Now, strategic voting can become a bigger concern if the outcome of the election will turn out to hinge sensitively on how much strategic information each voter has, and how hard it is to get that.  In particular, if voters find themselves doing more research on which candidates are likely to get votes than on which candidates would make better choices of winner, a lot of effort is being directed in socially useless directions.  Especially in some of the contexts I've suggested — namely where repeated, perhaps almost continuous voting (with totals announced) is practical — the relevant kinds of information may not be hard to gather, in which case the strategic element is fairly costless.  In this context Nash equilibrium and its close relatives becomes a more plausible equilibrium concept.

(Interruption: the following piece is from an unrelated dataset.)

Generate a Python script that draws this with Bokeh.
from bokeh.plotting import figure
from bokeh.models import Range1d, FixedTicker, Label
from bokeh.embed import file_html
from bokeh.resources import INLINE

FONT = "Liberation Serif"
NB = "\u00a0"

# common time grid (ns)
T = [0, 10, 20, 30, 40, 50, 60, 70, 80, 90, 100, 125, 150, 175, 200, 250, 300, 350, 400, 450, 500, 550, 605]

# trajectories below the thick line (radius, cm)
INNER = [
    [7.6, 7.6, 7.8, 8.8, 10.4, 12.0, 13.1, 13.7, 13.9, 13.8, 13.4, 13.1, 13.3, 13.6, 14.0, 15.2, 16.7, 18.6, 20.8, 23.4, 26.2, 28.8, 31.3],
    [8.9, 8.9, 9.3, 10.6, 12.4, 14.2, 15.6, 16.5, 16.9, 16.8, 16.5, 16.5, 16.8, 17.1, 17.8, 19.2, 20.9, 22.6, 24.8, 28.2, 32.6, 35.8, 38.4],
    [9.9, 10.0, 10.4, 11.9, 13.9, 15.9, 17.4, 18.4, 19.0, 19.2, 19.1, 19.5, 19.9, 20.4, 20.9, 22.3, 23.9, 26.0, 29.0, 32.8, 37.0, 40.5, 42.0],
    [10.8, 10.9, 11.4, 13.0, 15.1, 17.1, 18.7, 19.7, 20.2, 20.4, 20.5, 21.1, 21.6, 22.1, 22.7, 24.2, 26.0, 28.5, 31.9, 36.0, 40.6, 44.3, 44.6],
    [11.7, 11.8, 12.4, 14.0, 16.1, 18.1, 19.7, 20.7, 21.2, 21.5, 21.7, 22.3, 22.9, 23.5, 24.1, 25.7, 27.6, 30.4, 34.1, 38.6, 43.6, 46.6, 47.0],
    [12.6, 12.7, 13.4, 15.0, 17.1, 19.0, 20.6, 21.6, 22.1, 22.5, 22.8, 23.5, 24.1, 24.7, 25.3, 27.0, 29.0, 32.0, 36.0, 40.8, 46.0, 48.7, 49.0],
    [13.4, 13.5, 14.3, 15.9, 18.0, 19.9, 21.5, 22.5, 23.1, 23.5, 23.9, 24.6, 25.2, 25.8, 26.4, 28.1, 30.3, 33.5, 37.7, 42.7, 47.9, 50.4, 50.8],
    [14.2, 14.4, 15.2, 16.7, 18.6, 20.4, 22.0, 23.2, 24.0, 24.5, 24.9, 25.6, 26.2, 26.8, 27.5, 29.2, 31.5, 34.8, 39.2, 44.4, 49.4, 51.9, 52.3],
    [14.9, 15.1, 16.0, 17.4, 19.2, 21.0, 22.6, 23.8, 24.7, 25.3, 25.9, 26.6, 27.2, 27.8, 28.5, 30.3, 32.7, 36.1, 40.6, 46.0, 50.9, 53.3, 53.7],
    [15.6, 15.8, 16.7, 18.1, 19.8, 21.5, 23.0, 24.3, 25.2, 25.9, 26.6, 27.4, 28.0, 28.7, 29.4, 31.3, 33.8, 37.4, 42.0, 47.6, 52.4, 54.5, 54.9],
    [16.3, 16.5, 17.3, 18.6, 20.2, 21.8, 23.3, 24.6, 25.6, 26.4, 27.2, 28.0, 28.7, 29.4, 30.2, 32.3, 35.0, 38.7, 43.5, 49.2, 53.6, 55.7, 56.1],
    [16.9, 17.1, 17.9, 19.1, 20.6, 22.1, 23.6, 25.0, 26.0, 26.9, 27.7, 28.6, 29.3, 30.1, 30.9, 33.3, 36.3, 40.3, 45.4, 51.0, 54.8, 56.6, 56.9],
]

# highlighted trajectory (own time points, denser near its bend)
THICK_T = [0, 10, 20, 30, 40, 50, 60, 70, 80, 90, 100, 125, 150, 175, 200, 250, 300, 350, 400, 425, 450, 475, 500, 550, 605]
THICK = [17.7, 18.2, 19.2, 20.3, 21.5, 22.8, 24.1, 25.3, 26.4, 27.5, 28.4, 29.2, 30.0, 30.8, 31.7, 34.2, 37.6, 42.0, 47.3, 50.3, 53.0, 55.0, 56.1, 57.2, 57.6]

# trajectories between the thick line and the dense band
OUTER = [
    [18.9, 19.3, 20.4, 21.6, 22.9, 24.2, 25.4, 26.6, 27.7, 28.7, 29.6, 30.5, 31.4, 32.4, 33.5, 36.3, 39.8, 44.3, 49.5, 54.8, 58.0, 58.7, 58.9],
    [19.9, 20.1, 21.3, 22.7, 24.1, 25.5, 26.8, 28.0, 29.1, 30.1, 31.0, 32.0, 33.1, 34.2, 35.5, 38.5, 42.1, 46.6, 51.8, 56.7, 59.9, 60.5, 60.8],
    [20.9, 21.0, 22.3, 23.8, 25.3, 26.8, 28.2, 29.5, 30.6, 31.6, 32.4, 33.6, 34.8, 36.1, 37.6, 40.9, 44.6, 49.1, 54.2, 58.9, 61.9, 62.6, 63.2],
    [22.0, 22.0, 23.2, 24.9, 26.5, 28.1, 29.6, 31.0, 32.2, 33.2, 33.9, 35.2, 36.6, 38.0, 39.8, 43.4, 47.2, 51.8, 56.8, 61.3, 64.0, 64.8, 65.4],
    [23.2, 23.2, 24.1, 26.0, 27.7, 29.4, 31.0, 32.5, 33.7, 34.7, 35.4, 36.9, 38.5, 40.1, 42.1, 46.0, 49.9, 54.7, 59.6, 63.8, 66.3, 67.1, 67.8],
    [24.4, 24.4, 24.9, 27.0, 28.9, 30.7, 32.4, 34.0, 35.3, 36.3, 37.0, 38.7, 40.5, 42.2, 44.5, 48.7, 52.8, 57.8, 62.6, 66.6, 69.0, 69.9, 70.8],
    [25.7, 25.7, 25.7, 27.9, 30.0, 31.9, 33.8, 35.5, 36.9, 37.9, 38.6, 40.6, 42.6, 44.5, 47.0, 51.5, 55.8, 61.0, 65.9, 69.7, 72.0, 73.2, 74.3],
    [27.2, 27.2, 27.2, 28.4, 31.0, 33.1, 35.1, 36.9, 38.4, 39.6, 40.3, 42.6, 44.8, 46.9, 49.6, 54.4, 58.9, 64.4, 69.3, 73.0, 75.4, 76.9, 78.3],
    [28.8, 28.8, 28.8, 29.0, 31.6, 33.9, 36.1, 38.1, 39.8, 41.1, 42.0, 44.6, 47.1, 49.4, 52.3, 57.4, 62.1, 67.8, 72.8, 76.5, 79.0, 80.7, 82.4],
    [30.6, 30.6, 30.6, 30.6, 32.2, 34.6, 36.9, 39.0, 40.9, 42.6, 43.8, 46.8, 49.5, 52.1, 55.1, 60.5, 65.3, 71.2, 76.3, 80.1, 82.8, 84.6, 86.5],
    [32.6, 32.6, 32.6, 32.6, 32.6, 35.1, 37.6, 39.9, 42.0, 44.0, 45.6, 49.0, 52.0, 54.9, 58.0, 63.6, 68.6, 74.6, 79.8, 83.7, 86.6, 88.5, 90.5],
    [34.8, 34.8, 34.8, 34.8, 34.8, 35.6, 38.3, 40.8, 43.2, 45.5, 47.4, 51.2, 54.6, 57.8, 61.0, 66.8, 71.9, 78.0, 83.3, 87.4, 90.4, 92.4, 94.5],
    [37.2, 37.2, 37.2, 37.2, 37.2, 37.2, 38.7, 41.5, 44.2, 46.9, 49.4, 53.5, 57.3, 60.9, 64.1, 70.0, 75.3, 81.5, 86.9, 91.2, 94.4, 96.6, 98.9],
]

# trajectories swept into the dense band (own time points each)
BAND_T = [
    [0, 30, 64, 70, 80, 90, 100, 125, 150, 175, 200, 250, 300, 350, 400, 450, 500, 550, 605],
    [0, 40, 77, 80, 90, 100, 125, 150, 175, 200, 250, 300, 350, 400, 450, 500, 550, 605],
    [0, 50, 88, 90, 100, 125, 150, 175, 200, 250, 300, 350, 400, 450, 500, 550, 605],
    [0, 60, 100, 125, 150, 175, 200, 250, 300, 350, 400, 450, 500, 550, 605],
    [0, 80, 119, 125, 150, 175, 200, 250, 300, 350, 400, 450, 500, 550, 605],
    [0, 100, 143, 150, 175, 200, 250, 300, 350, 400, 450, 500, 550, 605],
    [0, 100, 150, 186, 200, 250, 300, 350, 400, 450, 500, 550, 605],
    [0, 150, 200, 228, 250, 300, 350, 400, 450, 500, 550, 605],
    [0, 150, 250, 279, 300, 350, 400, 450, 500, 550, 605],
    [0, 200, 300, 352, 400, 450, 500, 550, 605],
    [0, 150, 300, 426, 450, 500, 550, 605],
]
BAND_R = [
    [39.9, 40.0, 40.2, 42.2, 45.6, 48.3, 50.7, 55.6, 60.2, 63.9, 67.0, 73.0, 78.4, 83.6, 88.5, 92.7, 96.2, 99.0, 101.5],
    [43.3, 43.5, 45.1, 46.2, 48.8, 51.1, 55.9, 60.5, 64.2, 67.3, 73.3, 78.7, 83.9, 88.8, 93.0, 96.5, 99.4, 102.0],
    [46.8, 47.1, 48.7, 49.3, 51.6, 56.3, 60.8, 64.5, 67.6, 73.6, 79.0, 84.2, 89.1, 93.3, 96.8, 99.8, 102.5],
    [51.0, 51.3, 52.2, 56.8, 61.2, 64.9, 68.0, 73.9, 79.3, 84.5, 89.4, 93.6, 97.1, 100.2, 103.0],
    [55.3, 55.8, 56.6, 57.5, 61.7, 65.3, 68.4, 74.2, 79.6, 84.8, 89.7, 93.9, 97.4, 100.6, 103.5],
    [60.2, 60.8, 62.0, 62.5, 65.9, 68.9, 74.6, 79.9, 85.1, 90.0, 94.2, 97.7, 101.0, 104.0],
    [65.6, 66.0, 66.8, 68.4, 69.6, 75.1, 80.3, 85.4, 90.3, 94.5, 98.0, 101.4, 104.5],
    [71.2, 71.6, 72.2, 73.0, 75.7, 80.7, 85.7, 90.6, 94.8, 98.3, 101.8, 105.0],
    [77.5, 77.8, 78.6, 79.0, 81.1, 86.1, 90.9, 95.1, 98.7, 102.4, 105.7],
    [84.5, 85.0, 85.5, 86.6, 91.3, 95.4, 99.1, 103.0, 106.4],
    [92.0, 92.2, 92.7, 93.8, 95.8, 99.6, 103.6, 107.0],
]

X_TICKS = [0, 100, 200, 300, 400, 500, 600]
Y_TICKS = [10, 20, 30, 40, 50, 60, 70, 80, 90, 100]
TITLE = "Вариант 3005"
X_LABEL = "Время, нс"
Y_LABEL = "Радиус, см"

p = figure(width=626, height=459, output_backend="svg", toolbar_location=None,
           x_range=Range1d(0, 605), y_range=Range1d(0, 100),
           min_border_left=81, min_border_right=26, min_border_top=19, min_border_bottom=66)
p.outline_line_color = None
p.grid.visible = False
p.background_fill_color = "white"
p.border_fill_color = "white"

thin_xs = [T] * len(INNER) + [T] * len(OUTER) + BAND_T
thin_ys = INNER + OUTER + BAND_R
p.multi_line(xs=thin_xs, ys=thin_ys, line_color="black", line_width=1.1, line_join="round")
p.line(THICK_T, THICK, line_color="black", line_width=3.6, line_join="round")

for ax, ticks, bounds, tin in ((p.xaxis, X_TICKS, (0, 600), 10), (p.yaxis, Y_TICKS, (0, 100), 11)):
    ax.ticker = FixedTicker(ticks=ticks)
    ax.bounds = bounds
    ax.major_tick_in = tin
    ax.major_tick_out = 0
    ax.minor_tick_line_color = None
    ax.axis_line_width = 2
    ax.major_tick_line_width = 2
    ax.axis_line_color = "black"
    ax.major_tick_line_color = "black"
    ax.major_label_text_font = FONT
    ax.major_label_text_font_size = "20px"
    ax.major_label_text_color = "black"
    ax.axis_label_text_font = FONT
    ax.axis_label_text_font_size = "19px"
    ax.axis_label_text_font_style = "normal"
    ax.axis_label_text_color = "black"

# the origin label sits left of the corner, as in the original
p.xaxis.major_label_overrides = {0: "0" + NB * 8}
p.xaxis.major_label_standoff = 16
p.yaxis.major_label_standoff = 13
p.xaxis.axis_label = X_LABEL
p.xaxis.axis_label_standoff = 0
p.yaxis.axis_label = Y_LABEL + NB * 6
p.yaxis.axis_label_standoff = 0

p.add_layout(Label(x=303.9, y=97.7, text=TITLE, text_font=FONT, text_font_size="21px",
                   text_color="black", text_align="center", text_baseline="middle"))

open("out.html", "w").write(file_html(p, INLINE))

And here is ultimately where I'm going with this: the real attraction of approval voting over plurality voting is that it tends to have fewer "bad" equilibria.  Generally the equilibrium that is likely to obtain from approval voting will also be an equilibrium of plurality voting; the real benefit of the former over the latter is that approval voting is less likely to have other equilibria, and when plurality voting has other equilibria, they will tend to be "bad" in a fairly objective sense.  Some proponents of approval voting will note that, in the preferred equilibrium, voters get to better "express" their preferences, voting for candidates who aren't really in the running; that doesn't really interest me except as it's related to the forces that tend to destabilize the bad equilibria.

This property is actually fairly robust, as it's given; in certain contexts, just about any voting system in which the number of different kinds of vote a voter can cast grows "quickly" with the number of candidates will have the same, small set of equilibria, with no bad equilibria, at least in a generic setting.  With plurality voting, when there are n candidates, each voter has only n+1 choices of ballot (i.e. vote for any of the candidates or none of them).  Both approval voting and borda count allow voters to be much more expressive, and therefore eliminate the bad equilibria.

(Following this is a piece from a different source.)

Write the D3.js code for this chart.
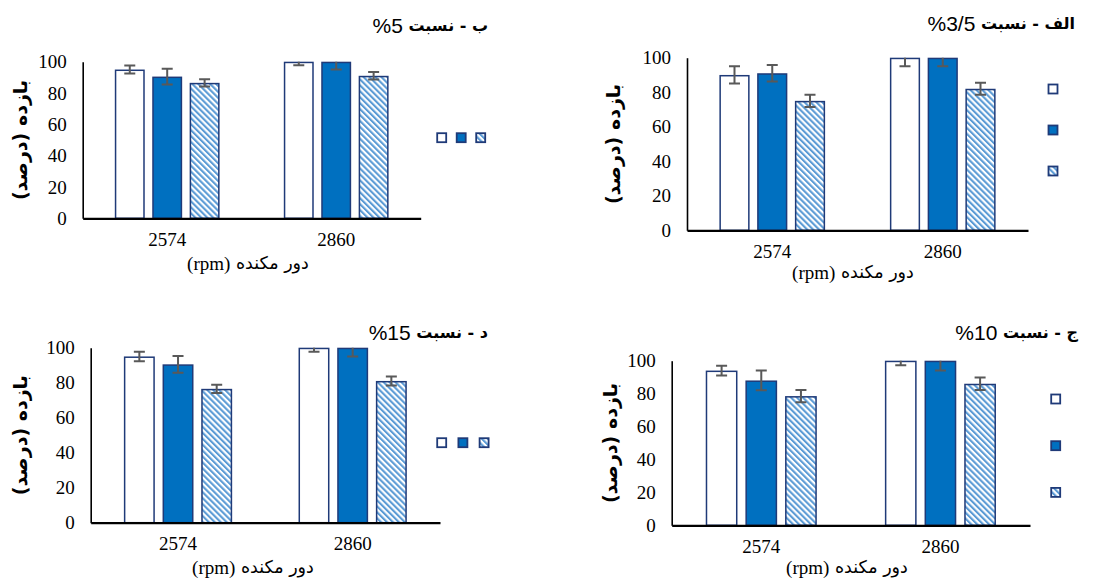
<!DOCTYPE html>
<html>
<head>
<meta charset="utf-8">
<script src="https://cdn.jsdelivr.net/npm/d3@7"></script>
<style>
  body { margin: 0; background: #fff; }
  svg { display: block; }
</style>
</head>
<body>
<svg id="chart" width="1101" height="581"></svg>
<script>
// ---- data ----
const categories = ["2574", "2860"];
const seriesKeys = ["open", "solid", "hatched"];
const yTicks = [0, 20, 40, 60, 80, 100];

const panelLabels = ["الف - نسبت ", "ب - نسبت ", "ج - نسبت ", "د - نسبت "];
const panelRatios = ["3/5%", "5%", "10%", "15%"];
const yTitle = "بازده (درصد)";
const xTitleWords = "دور مکنده ";
const xTitleUnit = "(rpm)";

// recovery means per speed; inner order follows seriesKeys
const means35 = [[90, 91, 75], [100, 100, 82]];
const errors35 = [[5, 4.8, 3.5], [5, 5, 3.5]];
const means5 = [[95, 90.5, 86.5], [100, 100, 91]];
const errors5 = [[2.5, 5, 2.3], [2.3, 5, 2.4]];
const means10 = [[94, 88, 78.5], [100, 100, 86]];
const errors10 = [[3, 6, 3.7], [2.8, 6, 3.8]];
const means15 = [[95, 90.5, 76.5], [100, 100, 81]];
const errors15 = [[2.7, 4.8, 2.4], [2.3, 5, 2.6]];

// ---- layout ----
const panels = [
  { label: panelLabels[0], ratio: panelRatios[0], means: means35, errors: errors35,
    left: 687, right: 1028, top: 57.7, bottom: 230.3,
    titleX: 1075, titleY: 23, yTitleX: 613, xTitleX: 853, xTitleY: 272,
    legend: { x: 1053, y: 89, dx: 0, dy: 41 } },
  { label: panelLabels[1], ratio: panelRatios[1], means: means5, errors: errors5,
    left: 82.7, right: 420.7, top: 61.7, bottom: 218.3,
    titleX: 488, titleY: 25, yTitleX: 20, xTitleX: 248, xTitleY: 263,
    legend: { x: 441.7, y: 137.7, dx: 19.5, dy: 0 } },
  { label: panelLabels[2], ratio: panelRatios[2], means: means10, errors: errors10,
    left: 671.7, right: 1030, top: 360.7, bottom: 525.3,
    titleX: 1078, titleY: 332, yTitleX: 610, xTitleX: 847, xTitleY: 567,
    legend: { x: 1055.7, y: 399, dx: 0, dy: 46.7 } },
  { label: panelLabels[3], ratio: panelRatios[3], means: means15, errors: errors15,
    left: 90.7, right: 440, top: 347.7, bottom: 522.7,
    titleX: 488, titleY: 332, yTitleX: 20, xTitleX: 253, xTitleY: 567,
    legend: { x: 441.7, y: 442.7, dx: 21.2, dy: 0 } }
];

const NAVY = "#1F3A78";
const BLUE = "#0070C0";
const STRIPE = "#5B9BD5";
const ERR = "#595959";
const SERIF = "'Liberation Serif', 'Times New Roman', serif";
const SANS = "'DejaVu Sans', 'Noto Sans', sans-serif";
const LATIN_SANS = "'Liberation Sans', Arial, sans-serif";

const svg = d3.select("#chart");
const defs = svg.append("defs");

// diagonal hatch used by the third series
const pat = defs.append("pattern")
  .attr("id", "hatch")
  .attr("patternUnits", "userSpaceOnUse")
  .attr("width", 4.2).attr("height", 4.2)
  .attr("patternTransform", "rotate(-45)");
pat.append("rect").attr("width", 4.2).attr("height", 4.2).attr("fill", "#fff");
pat.append("rect").attr("width", 2.1).attr("height", 4.2).attr("fill", STRIPE);

const fills = { open: "#fff", solid: BLUE, hatched: "url(#hatch)" };

panels.forEach((p, i) => {
  const g = svg.append("g");

  const x0 = d3.scaleBand().domain(categories)
    .range([p.left, p.right]).paddingInner(0.38).paddingOuter(0.19);
  const x1 = d3.scaleBand().domain(seriesKeys)
    .range([0, x0.bandwidth()]).paddingInner(0.2).paddingOuter(0);
  const y = d3.scaleLinear().domain([0, 100]).range([p.bottom, p.top]);

  const rows = categories.flatMap((c, ci) => seriesKeys.map((k, si) => ({
    c, k, v: p.means[ci][si], e: p.errors[ci][si],
    x: x0(c) + x1(k), cx: x0(c) + x1(k) + x1.bandwidth() / 2
  })));

  const clipId = "clip" + i;
  defs.append("clipPath").attr("id", clipId)
    .append("rect")
    .attr("x", p.left).attr("y", y(100))
    .attr("width", p.right - p.left).attr("height", p.bottom - y(100) + 2);

  // bars
  g.append("g").selectAll("rect").data(rows).join("rect")
    .attr("x", d => d.x + 0.75)
    .attr("width", x1.bandwidth() - 1.5)
    .attr("y", d => y(d.v) + 0.75)
    .attr("height", d => y(0) - y(d.v) - 0.75)
    .attr("fill", d => fills[d.k])
    .attr("stroke", NAVY)
    .attr("stroke-width", 1.5);

  // error bars (clipped at the top of the value axis)
  const cap = 5.5;
  const eb = g.append("g")
    .attr("clip-path", `url(#${clipId})`)
    .attr("stroke", ERR).attr("stroke-width", 2)
    .selectAll("g").data(rows).join("g");
  eb.append("line")
    .attr("x1", d => d.cx).attr("x2", d => d.cx)
    .attr("y1", d => y(d.v + d.e)).attr("y2", d => y(d.v - d.e));
  eb.append("line")
    .attr("x1", d => d.cx - cap).attr("x2", d => d.cx + cap)
    .attr("y1", d => y(d.v + d.e)).attr("y2", d => y(d.v + d.e));
  eb.append("line")
    .attr("x1", d => d.cx - cap).attr("x2", d => d.cx + cap)
    .attr("y1", d => y(d.v - d.e)).attr("y2", d => y(d.v - d.e));

  // value axis
  const yAxis = g.append("g")
    .attr("transform", `translate(${p.left},0)`)
    .call(d3.axisLeft(y).tickValues(yTicks).tickSize(0).tickPadding(16));
  yAxis.attr("font-family", null).attr("font-size", null);
  yAxis.select(".domain").attr("stroke", "#000").attr("stroke-width", 1.6);
  yAxis.selectAll("text")
    .style("font-family", SERIF).style("font-size", "19px").attr("fill", "#000");

  // category axis
  const xAxis = g.append("g")
    .attr("transform", `translate(0,${p.bottom})`)
    .call(d3.axisBottom(x0).tickSize(0).tickPadding(14).tickSizeOuter(0));
  xAxis.attr("font-family", null).attr("font-size", null);
  xAxis.select(".domain").attr("stroke", "#000").attr("stroke-width", 2.2);
  xAxis.selectAll("text")
    .style("font-family", SERIF).style("font-size", "19px").attr("fill", "#000");

  // panel title: bold label followed by the ratio
  const tt = g.append("text")
    .attr("x", p.titleX).attr("y", p.titleY)
    .attr("direction", "rtl").attr("text-anchor", "start")
    .attr("dominant-baseline", "central")
    .attr("fill", "#000");
  tt.append("tspan")
    .style("font-family", SANS).style("font-weight", "bold").style("font-size", "16px")
    .text(p.label);
  tt.append("tspan")
    .style("font-family", LATIN_SANS).style("font-size", "21px")
    .text(p.ratio);

  // value axis title
  g.append("text")
    .attr("transform", `translate(${p.yTitleX},${(p.top + p.bottom) / 2}) rotate(-90)`)
    .attr("direction", "rtl").attr("text-anchor", "middle")
    .attr("dominant-baseline", "central")
    .style("font-family", SANS).style("font-weight", "bold").style("font-size", "19px")
    .attr("fill", "#000")
    .text(yTitle);

  // category axis title
  const xt = g.append("text")
    .attr("x", p.xTitleX).attr("y", p.xTitleY)
    .attr("direction", "rtl").attr("text-anchor", "middle")
    .attr("dominant-baseline", "central")
    .style("font-family", SANS).style("font-size", "17.5px").attr("fill", "#000");
  xt.append("tspan").text(xTitleWords);
  xt.append("tspan").style("font-family", SERIF).style("font-size", "19px").text(xTitleUnit);

  // legend swatches
  g.selectAll("rect.key").data(seriesKeys).join("rect")
    .attr("class", "key")
    .attr("x", (k, j) => p.legend.x + j * p.legend.dx - 4.5)
    .attr("y", (k, j) => p.legend.y + j * p.legend.dy - 4.5)
    .attr("width", 9).attr("height", 9)
    .attr("fill", k => fills[k])
    .attr("stroke", NAVY).attr("stroke-width", 1.8);
});
</script>
</body>
</html>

The problem, finally, that I want to note with Borda count is that it tends to produce equilibria that are too fragile; if voters' beliefs are almost but not quite correct, the outcome of the election can depend very sensitively on what those beliefs are.  If there are 5 candidates, it should be reasonably clear that if three of the candidates are essentially out of the running, voters' incentives are to vote their preferred (of the other two) first and the other one last, with the three irrelevant candidates in the middle.  This itself will tend not to be equilibrium behavior; either one of the two "major" candidates is now finishing well behind one of the "irrelevant" candidates, or they are all very close to each other, and thus the irrelevant candidates become relevant.  The actual equilibrium will result in a very close race among many candidates, with the actual winner decided by few enough votes that voters who can best figure out the final outcome will garner outsized influence.  I don't care that, in equilibrium, people are casting a last place vote for a candidate they might deem more qualified than other candidates; that's simply part of the mechanism.  It does concern me, though, that the strategizing is so sensitive to information other than who is the best candidate.